Your objective:
Reproduce every line of the listing as written, apart from the pictures.

⟨

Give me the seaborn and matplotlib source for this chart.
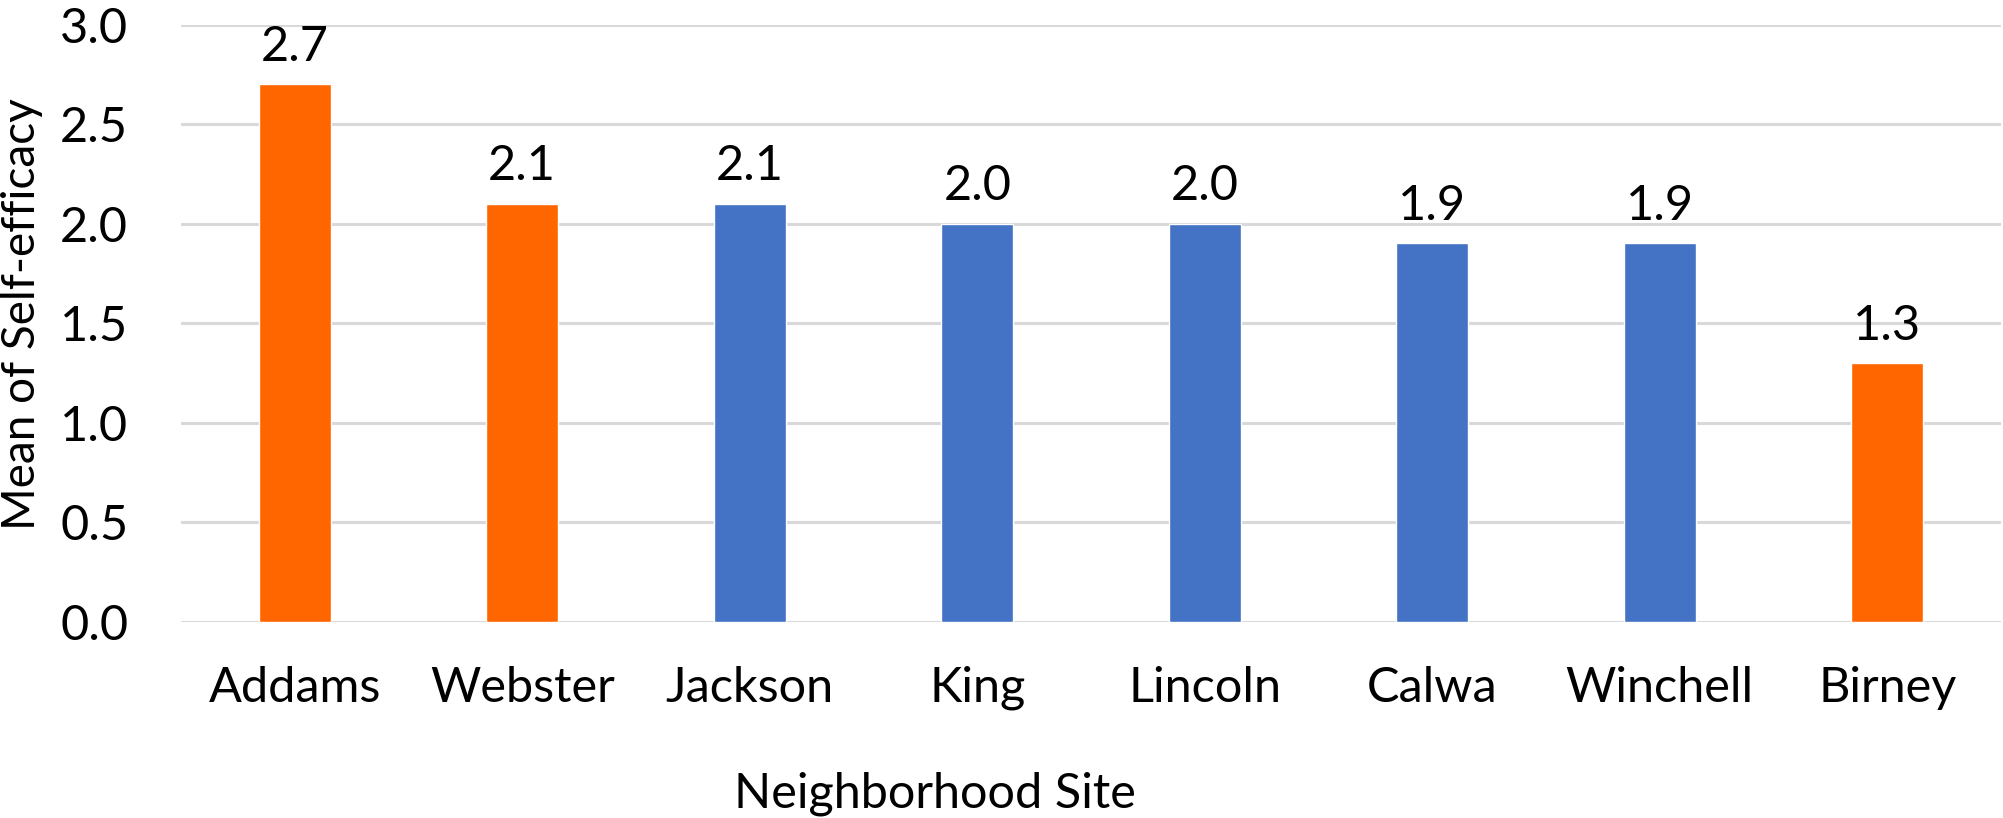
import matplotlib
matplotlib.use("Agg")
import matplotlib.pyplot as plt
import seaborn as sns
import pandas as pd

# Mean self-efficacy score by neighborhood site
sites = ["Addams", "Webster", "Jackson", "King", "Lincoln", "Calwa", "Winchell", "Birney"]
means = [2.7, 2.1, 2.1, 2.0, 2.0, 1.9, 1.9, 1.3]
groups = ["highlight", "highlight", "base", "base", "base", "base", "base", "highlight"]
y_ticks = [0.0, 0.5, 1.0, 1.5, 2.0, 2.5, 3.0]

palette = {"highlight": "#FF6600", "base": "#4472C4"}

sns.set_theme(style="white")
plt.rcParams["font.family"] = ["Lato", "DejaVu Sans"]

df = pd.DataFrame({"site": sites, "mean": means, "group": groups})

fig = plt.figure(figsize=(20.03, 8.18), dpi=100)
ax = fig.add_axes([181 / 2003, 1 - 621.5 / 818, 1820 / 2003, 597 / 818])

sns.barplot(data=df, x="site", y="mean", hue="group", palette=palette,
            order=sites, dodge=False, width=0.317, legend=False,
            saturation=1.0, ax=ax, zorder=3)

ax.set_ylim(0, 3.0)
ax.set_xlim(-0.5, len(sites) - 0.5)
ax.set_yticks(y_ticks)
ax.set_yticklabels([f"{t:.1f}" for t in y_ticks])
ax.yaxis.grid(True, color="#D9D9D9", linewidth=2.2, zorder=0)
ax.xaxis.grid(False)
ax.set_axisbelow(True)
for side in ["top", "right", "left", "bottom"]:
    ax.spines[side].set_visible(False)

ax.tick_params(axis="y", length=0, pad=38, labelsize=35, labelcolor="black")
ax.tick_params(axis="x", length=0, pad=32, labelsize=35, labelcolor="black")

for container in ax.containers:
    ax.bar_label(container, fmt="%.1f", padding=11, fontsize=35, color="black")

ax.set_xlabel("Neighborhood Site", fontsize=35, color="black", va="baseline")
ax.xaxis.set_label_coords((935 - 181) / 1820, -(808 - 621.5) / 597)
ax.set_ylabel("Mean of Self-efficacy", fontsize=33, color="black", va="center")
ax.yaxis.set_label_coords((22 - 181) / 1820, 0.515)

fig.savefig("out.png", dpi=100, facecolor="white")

⟩

Answer for the task:
Give me the seaborn and matplotlib source for this chart.
import matplotlib
matplotlib.use("Agg")
import matplotlib.pyplot as plt
import seaborn as sns
import pandas as pd

# Mean self-efficacy score by neighborhood site
sites = ["Addams", "Webster", "Jackson", "King", "Lincoln", "Calwa", "Winchell", "Birney"]
means = [2.7, 2.1, 2.1, 2.0, 2.0, 1.9, 1.9, 1.3]
groups = ["highlight", "highlight", "base", "base", "base", "base", "base", "highlight"]
y_ticks = [0.0, 0.5, 1.0, 1.5, 2.0, 2.5, 3.0]

palette = {"highlight": "#FF6600", "base": "#4472C4"}

sns.set_theme(style="white")
plt.rcParams["font.family"] = ["Lato", "DejaVu Sans"]

df = pd.DataFrame({"site": sites, "mean": means, "group": groups})

fig = plt.figure(figsize=(20.03, 8.18), dpi=100)
ax = fig.add_axes([181 / 2003, 1 - 621.5 / 818, 1820 / 2003, 597 / 818])

sns.barplot(data=df, x="site", y="mean", hue="group", palette=palette,
            order=sites, dodge=False, width=0.317, legend=False,
            saturation=1.0, ax=ax, zorder=3)

ax.set_ylim(0, 3.0)
ax.set_xlim(-0.5, len(sites) - 0.5)
ax.set_yticks(y_ticks)
ax.set_yticklabels([f"{t:.1f}" for t in y_ticks])
ax.yaxis.grid(True, color="#D9D9D9", linewidth=2.2, zorder=0)
ax.xaxis.grid(False)
ax.set_axisbelow(True)
for side in ["top", "right", "left", "bottom"]:
    ax.spines[side].set_visible(False)

ax.tick_params(axis="y", length=0, pad=38, labelsize=35, labelcolor="black")
ax.tick_params(axis="x", length=0, pad=32, labelsize=35, labelcolor="black")

for container in ax.containers:
    ax.bar_label(container, fmt="%.1f", padding=11, fontsize=35, color="black")

ax.set_xlabel("Neighborhood Site", fontsize=35, color="black", va="baseline")
ax.xaxis.set_label_coords((935 - 181) / 1820, -(808 - 621.5) / 597)
ax.set_ylabel("Mean of Self-efficacy", fontsize=33, color="black", va="center")
ax.yaxis.set_label_coords((22 - 181) / 1820, 0.515)

fig.savefig("out.png", dpi=100, facecolor="white")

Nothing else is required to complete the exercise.